Review: Sheila’s Island, MAST Mayflower Studios, Southampton

by Martin Brisland.

Want cheering up? Then this comedy drama is for you and had the audience laughing throughout. Think Lord of the Flies meets Dinnerladies meets Miranda and The Office.

Described as “a comedy in thick fog”, Sheila’s Island is a reimagining of Tim Firth’s 1992  play Neville’s Island, adapted for an all-female cast. It is a Yvonne Arnaud Theatre production from its Director Joanna Read. The witty script has enough twists and variety to hold an audience, and to lift Sheila’s Island from clear-cut comedy to tickle the edges of something darker.

The play sees four women (Sheila, Denise, Julie, and Fay) , played by a highly experienced cast, stranded on Bonfire Night on a small island after their boat crashes. These four managers from Pennine Mineral Water Ltd are on their annual Coping with Crisis team building exercise in the Lake District. On the island they have to survive, work and get on with each other in very different surroundings to those they are used to back in their office.

Team captain Sheila (Judy Flynn) struggles to keep her team alive and morale up as the group face a variety of issues such as hunger, cold weather, and a possible killer, as well as their own interpersonal issues. She goes from “calm is survival” in Act One to “we’re all at the end of our tether” in Act Two. Sheila has some highly comical moments, which include her first entrance wading through water and later seeing “a slice of pizza floating onto shore”.

Abigail Thaw’s Denise and Rina Fatania’s Julie provide the majority of the laughs with their volatile dynamic, which becomes more imbalanced as the characters get hungrier and they start to lose their wits.

The more acidic nature of Abigail Thaw’s Denise gets some of the best lines. Denise is a realist and often sarcastic. Proud of her memory foam mattress she brings everyone down to earth whenever they have fancy ideas about their escape plans. Rina Fatania, as Julie, initially portrays a rather stereotypical dumb character but develops into a much stronger person. Her large kit bag full of endless camping store supplies provides an excellent running joke.

Sara Crowe as Fay lends the emotional side to the story, balancing the team with her loveable appeal. Fay is a religious woman and her history with mental health issues and taking extended time away from work is sympathetically done.

Each cast member delivers an excellent performance of the middle-aged, middle-class, middle-management type.

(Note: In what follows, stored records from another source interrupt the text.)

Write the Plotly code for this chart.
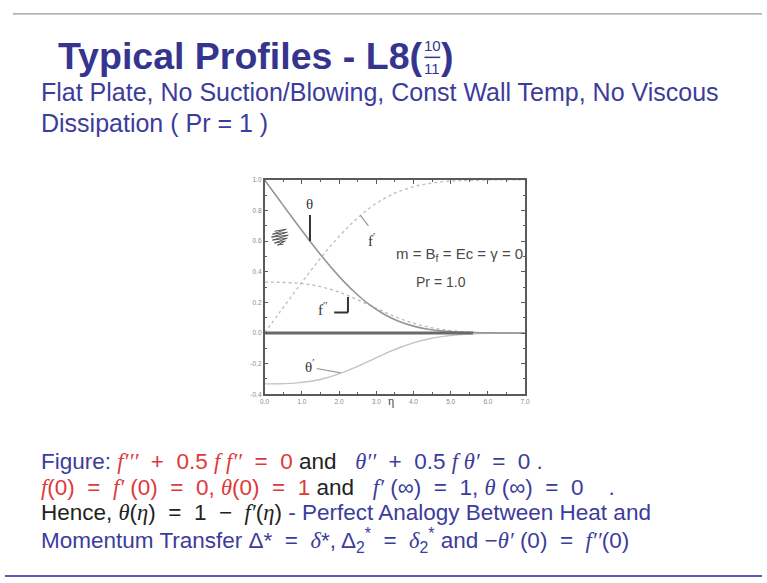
import plotly.graph_objects as go

# Similarity coordinate and the flat-plate profiles
eta = [0.0, 0.4, 0.8, 1.2, 1.6, 2.0, 2.4, 2.8, 3.2, 3.6, 4.0, 4.4, 4.8, 5.2, 5.6, 6.0, 6.4, 6.8, 7.0]
theta = [1.0, 0.867, 0.735, 0.606, 0.483, 0.370, 0.271, 0.188, 0.124, 0.077, 0.045, 0.024, 0.012, 0.006, 0.003, 0.001, 0.0, 0.0, 0.0]
f_prime = [0.0, 0.133, 0.265, 0.394, 0.517, 0.630, 0.729, 0.812, 0.876, 0.923, 0.955, 0.976, 0.988, 0.994, 0.997, 0.999, 1.0, 1.0, 1.0]
f_dprime = [0.332, 0.331, 0.327, 0.317, 0.297, 0.267, 0.228, 0.184, 0.139, 0.098, 0.064, 0.039, 0.022, 0.011, 0.005, 0.002, 0.001, 0.0, 0.0]
theta_prime = [-0.332, -0.331, -0.327, -0.317, -0.297, -0.267, -0.228, -0.184, -0.139, -0.098, -0.064, -0.039, -0.022, -0.011, -0.005, -0.002, -0.001, 0.0, 0.0]

# Zero baseline: heavy part where the curves converge, light part beyond
base_heavy_x = [0.0, 5.6]
base_light_x = [5.6, 7.0]
base_y = [0.0, 0.0]

x_ticks = [0, 1, 2, 3, 4, 5, 6, 7]
x_tick_text = ["0.0", "1.0", "2.0", "3.0", "4.0", "5.0", "6.0", "7.0"]
y_ticks = [-0.4, -0.2, 0.0, 0.2, 0.4, 0.6, 0.8, 1.0]
y_tick_text = ["-0.4", "-0.2", "0.0", "0.2", "0.4", "0.6", "0.8", "1.0"]

W, H = 767, 583
NAVY = "#35358f"
BLUE = "#3c3c9c"
RED = "#e0383a"
DARK = "#222222"

fig = go.Figure()
fig.add_trace(go.Scatter(x=base_light_x, y=base_y, mode="lines",
                         line=dict(color="#b4b4b4", width=1.6), hoverinfo="skip"))
fig.add_trace(go.Scatter(x=eta, y=f_prime, mode="lines", line_shape="spline",
                         line=dict(color="#bdbdbd", width=1.3, dash="dot")))
fig.add_trace(go.Scatter(x=eta, y=f_dprime, mode="lines", line_shape="spline",
                         line=dict(color="#b8b8b8", width=1.3, dash="dot")))
fig.add_trace(go.Scatter(x=eta, y=theta_prime, mode="lines", line_shape="spline",
                         line=dict(color="#c4c4c4", width=1.4)))
fig.add_trace(go.Scatter(x=eta, y=theta, mode="lines", line_shape="spline",
                         line=dict(color="#959595", width=1.6)))
fig.add_trace(go.Scatter(x=base_heavy_x, y=base_y, mode="lines",
                         line=dict(color="#6a6a6a", width=3), hoverinfo="skip"))

x0p, x1p = 263 / W, 527 / W
y1p, y0p = 1 - 178 / H, 1 - 395 / H

axis_common = dict(showgrid=False, zeroline=False, showline=True, linecolor="#5a5a5a",
                   linewidth=1.5, mirror="allticks", ticks="inside", ticklen=4,
                   tickcolor="#5a5a5a", tickwidth=1,
                   tickfont=dict(family="Liberation Sans", size=6.5, color="#8a8a8a"))

fig.update_layout(
    width=W, height=H, margin=dict(l=0, r=0, t=0, b=0),
    paper_bgcolor="white", plot_bgcolor="white", showlegend=False,
    xaxis=dict(domain=[x0p, x1p], range=[0, 7], tickvals=x_ticks, ticktext=x_tick_text,
               minor=dict(dtick=0.5, ticks="inside", ticklen=2.5, tickcolor="#5a5a5a"),
               **axis_common),
    yaxis=dict(domain=[y0p, y1p], range=[-0.4, 1.0], tickvals=y_ticks, ticktext=y_tick_text,
               minor=dict(dtick=0.1, ticks="inside", ticklen=2.5, tickcolor="#5a5a5a"),
               **axis_common),
)

SERIF = "Liberation Serif"
SANS = "Liberation Sans"
NB = "\u00a0"

def data_label(x, y, text, size=14, family=SERIF, color="#333", **kw):
    fig.add_annotation(x=x, y=y, xref="x", yref="y", text=text, showarrow=False,
                       font=dict(family=family, size=size, color=color), **kw)

def data_line(xa, ya, xb, yb, color="#444", width=2):
    fig.add_shape(type="line", xref="x", yref="y", x0=xa, y0=ya, x1=xb, y1=yb,
                  line=dict(color=color, width=width))

# Curve labels and pointers
data_label(1.2, 0.845, "θ", size=15)
data_line(1.22, 0.77, 1.22, 0.60, color="#333", width=2)
data_label(2.86, 0.61, "f<sup>′</sup>", size=15)
data_line(2.57, 0.77, 2.79, 0.70, color="#999", width=1.2)
data_label(1.58, 0.16, "f<sup>′′</sup>", size=15)
data_line(2.24, 0.235, 2.24, 0.134, color="#333", width=2)
data_line(1.87, 0.134, 2.24, 0.134, color="#333", width=2)
data_label(1.2, -0.215, "θ<sup>′</sup>", size=15)
data_line(1.40, -0.232, 2.04, -0.26, color="#999", width=1.2)
data_label(7.0, 0.51, "m = B<sub>f</sub> = Ec = γ = 0", size=15, family=SANS,
           color="#4a4a4a", xanchor="right")
data_label(4.75, 0.33, "Pr = 1.0", size=14, family=SANS, color="#4a4a4a")

# Small pen scribble near the θ label
fig.add_shape(type="path", xref="paper", yref="paper",
              path=" ".join(
                  (("M" if i == 0 else "L") + f" {px / W:.5f},{1 - py / H:.5f}")
                  for i, (px, py) in enumerate([(273, 230), (285, 228), (271, 233), (286, 231),
                                                 (270, 236), (287, 234), (271, 239), (286, 237),
                                                 (273, 242), (284, 240), (276, 244), (282, 243)])),
              line=dict(color="#555", width=1.0))

# Axis title
fig.add_annotation(x=391 / W, y=1 - 411 / H, xref="paper", yref="paper", text="η",
                   showarrow=False, font=dict(family=SERIF, size=12, color="#444"))

def page_text(px, py, text, size, color=BLUE, family=SANS, xanchor="left"):
    fig.add_annotation(x=px / W, y=1 - py / H, xref="paper", yref="paper", text=text,
                       showarrow=False, xanchor=xanchor, yanchor="middle", align="left",
                       font=dict(family=family, size=size, color=color))

# Slide heading
page_text(52, 53, "<b>Typical Profiles - L8(</b>", 37.5, color=NAVY)
page_text(433, 42, "10", 15, color=NAVY, xanchor="center")
page_text(433, 65, "11", 15, color=NAVY, xanchor="center")
page_text(440, 53, "<b>)</b>", 37.5, color=NAVY)
fig.add_shape(type="line", xref="paper", yref="paper", x0=425 / W, x1=441 / W,
              y0=1 - 54 / H, y1=1 - 54 / H, line=dict(color=NAVY, width=1.5))

page_text(34, 89, "Flat Plate, No Suction/Blowing, Const Wall Temp, No Viscous", 25)
page_text(34, 120, "Dissipation ( Pr = 1 )", 25)

def m(s):
    return f"<span style='font-family:{SERIF}'><i>{s}</i></span>"

def c(s, col):
    return f"<span style='color:{col}'>{s}</span>"

def op(s):
    # operator with wide math spacing
    return NB * 2 + s + NB * 2

P1, P2, P3 = "′", "′′", "′′′"

line1 = (c("Figure: ", BLUE)
         + c(m("f" + P3) + op("+") + "0.5" + NB + m("f" + NB + "f" + P2) + op("=") + "0", RED)
         + c(" and" + NB * 3, DARK)
         + c(m("θ" + P2) + op("+") + "0.5" + NB + m("f" + NB + "θ" + P1) + op("=") + "0" + NB + ".", BLUE))
line2 = (c(m("f") + "(0)" + op("=") + m("f" + P1) + NB + "(0)" + op("=") + "0, "
           + m("θ") + "(0)" + op("=") + "1", RED)
         + c(" and" + NB * 3, DARK)
         + c(m("f" + P1) + NB + "(∞)" + op("=") + "1, " + m("θ") + NB + "(∞)"
             + op("=") + "0" + NB * 4 + ".", BLUE))
line3 = (c("Hence, " + m("θ") + "(" + m("η") + ")" + op("=") + "1" + op("−") + m("f" + P1)
           + "(" + m("η") + ")", DARK)
         + c(" - Perfect Analogy Between Heat and", BLUE))
line4 = c("Momentum Transfer Δ*" + op("=") + m("δ") + "*, Δ<sub>2</sub><sup>*</sup>"
          + op("=") + m("δ") + "<sub>2</sub><sup>*</sup> and −" + m("θ" + P1) + NB + "(0)"
          + op("=") + m("f" + P2) + "(0)", BLUE)

page_text(34, 463, line1, 22.5)
page_text(34, 489, line2, 22.5)
page_text(34, 515, line3, 22.5)
page_text(34, 543, line4, 22.5)

# Slide frame rules
fig.add_shape(type="line", xref="paper", yref="paper", x0=8 / W, x1=1, y0=1 - 10 / H, y1=1 - 10 / H,
              line=dict(color="#9a9a9a", width=1.2))
fig.add_shape(type="line", xref="paper", yref="paper", x0=0, x1=1, y0=1 - 579 / H, y1=1 - 579 / H,
              line=dict(color="#5a5ac0", width=2))

fig.write_html("out.html")
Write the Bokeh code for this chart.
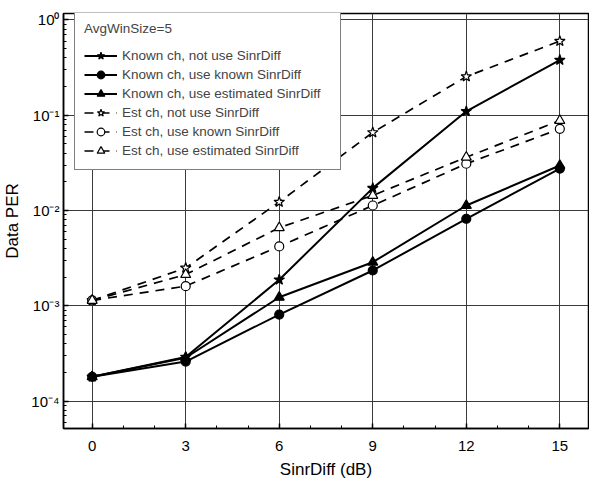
from bokeh.plotting import figure
from bokeh.models import FixedTicker, CustomJSTickFormatter, Legend, LegendItem, Range1d
from bokeh.embed import file_html
from bokeh.resources import INLINE

# ---- data ----
sinr_diff = [0, 3, 6, 9, 12, 15]
known_not_use = [1.8e-4, 2.9e-4, 1.88e-3, 1.72e-2, 0.110, 0.38]
known_use_known = [1.8e-4, 2.6e-4, 8.1e-4, 2.35e-3, 8.2e-3, 2.75e-2]
known_use_est = [1.8e-4, 2.85e-4, 1.23e-3, 2.87e-3, 1.13e-2, 2.97e-2]
est_not_use = [1.14e-3, 2.5e-3, 1.23e-2, 6.6e-2, 0.255, 0.60]
est_use_known = [1.14e-3, 1.61e-3, 4.2e-3, 1.13e-2, 3.1e-2, 7.2e-2]
est_use_est = [1.14e-3, 2.13e-3, 6.6e-3, 1.44e-2, 3.63e-2, 8.8e-2]

labels = [
    "Known ch, not use SinrDiff",
    "Known ch, use known SinrDiff",
    "Known ch, use estimated SinrDiff",
    "Est ch, not use SinrDiff",
    "Est ch, use known SinrDiff",
    "Est ch, use estimated SinrDiff",
]
x_ticks = [0, 3, 6, 9, 12, 15]
y_ticks = [1e-4, 1e-3, 1e-2, 1e-1, 1e0]

FONT = "Liberation Sans"

p = figure(width=589, height=483, y_axis_type="log",
           x_range=Range1d(-0.92, 15.92), y_range=Range1d(5.16e-5, 1.17),
           output_backend="svg", toolbar_location=None,
           min_border_left=63, min_border_right=1, min_border_top=13, min_border_bottom=55,
           background_fill_color="white", border_fill_color="white")

p.outline_line_color = "black"
p.outline_line_width = 1.5

# axes
p.xaxis.ticker = FixedTicker(ticks=x_ticks, minor_ticks=[i for i in range(0, 16) if i % 3 != 0])
minor_y = [m * 10.0 ** e for e in range(-5, 1) for m in range(2, 10)]
p.yaxis.ticker = FixedTicker(ticks=y_ticks, minor_ticks=minor_y)
p.yaxis.formatter = CustomJSTickFormatter(code=r"""
const e = Math.round(Math.log10(tick));
const sup = {'0':'\u2070','1':'\u00b9','2':'\u00b2','3':'\u00b3','4':'\u2074','5':'\u2075','-':'\u207b'};
return '10' + String(e).split('').map(c => sup[c]).join('');
""")

for ax in (p.xaxis[0], p.yaxis[0]):
    ax.axis_line_color = "black"
    ax.axis_line_width = 1.5
    ax.major_tick_in = 5
    ax.major_tick_out = 0
    ax.minor_tick_in = 3
    ax.minor_tick_out = 0
    ax.major_tick_line_color = "black"
    ax.minor_tick_line_color = "black"
    ax.major_tick_line_width = 1.5
    ax.major_label_text_font = FONT
    ax.major_label_text_font_size = "15px"
    ax.major_label_text_color = "black"
    ax.axis_label_text_font = FONT
    ax.axis_label_text_font_size = "17px"
    ax.axis_label_text_font_style = "normal"
    ax.axis_label_text_color = "black"

p.xaxis.axis_label = "SinrDiff (dB)"
p.yaxis.axis_label = "Data PER"
p.xaxis.major_label_standoff = 12
p.xaxis.axis_label_standoff = 6
p.yaxis.major_label_standoff = 4
p.yaxis.axis_label_standoff = 6

p.xgrid.grid_line_color = "#3a3a3a"
p.ygrid.grid_line_color = "#3a3a3a"
p.xgrid.grid_line_width = 1
p.ygrid.grid_line_width = 1

series = [
    (known_not_use, "star", "black", None),
    (known_use_known, "circle", "black", None),
    (known_use_est, "triangle", "black", None),
    (est_not_use, "star", "white", "9 7"),
    (est_use_known, "circle", "white", "9 7"),
    (est_use_est, "triangle", "white", "9 7"),
]
sizes = {"star": 11, "circle": 9, "triangle": 10}

items = []
for (vals, marker, fill, dash), lab in zip(series, labels):
    if dash is None:
        ln = p.line(sinr_diff, vals, line_color="black", line_width=2)
    else:
        ln = p.line(sinr_diff, vals, line_color="black", line_width=1.7, line_dash=dash)
    sc = p.scatter(sinr_diff, vals, marker=marker, size=sizes[marker],
                   fill_color=fill, line_color="black", line_width=1.2)
    items.append(LegendItem(label=lab, renderers=[ln, sc]))

legend = Legend(items=items, location=(11, 258), title="AvgWinSize=5",
                label_text_font=FONT, label_text_font_size="13.5px",
                title_text_font=FONT, title_text_font_size="13.5px",
                title_text_font_style="normal", title_standoff=10,
                glyph_width=33, glyph_height=19, label_height=19, label_width=209,
                label_standoff=5, padding=9, spacing=0, margin=0,
                border_line_color="black", border_line_width=1.2,
                background_fill_color="white", background_fill_alpha=1)
p.add_layout(legend)

open("out.html", "w", encoding="utf-8").write(file_html(p, INLINE))
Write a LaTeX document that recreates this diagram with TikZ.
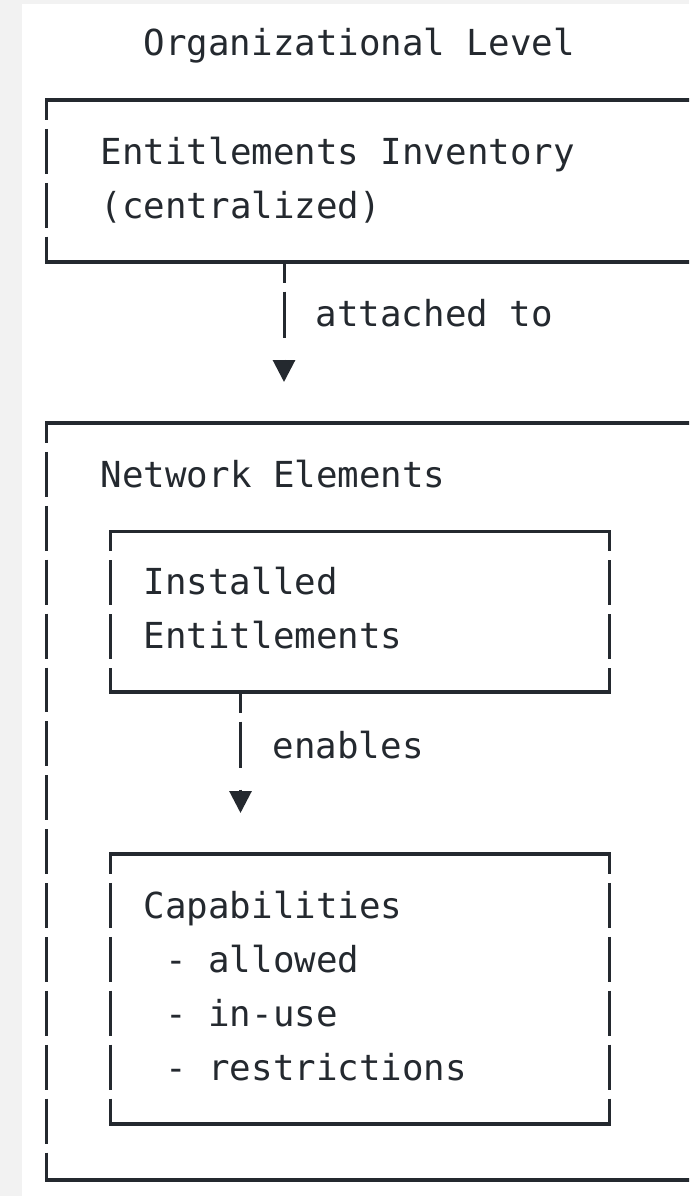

The atmospheric setting remains the same throughout, a part of this deserted island, with its wet, bumpy surface where the four women set up camp. You can believe you are there with the characters on the island.

Sheila’s Island has plenty of laughs, comedy and slapstick. The scene about sharing the one sausage they have between them made me laugh out loud as did the scene where they made a flag from a branch, a plastic plate and a fork.

There are more dramatic moments when mobile phones die and hunger takes over. In the second act tensions run high, social niceties disappear and the women’s relationships turn somewhat sour at times.

According to the author: “It’s an uncomfortable, muddy, bloody and messy play” but it is certainly fun.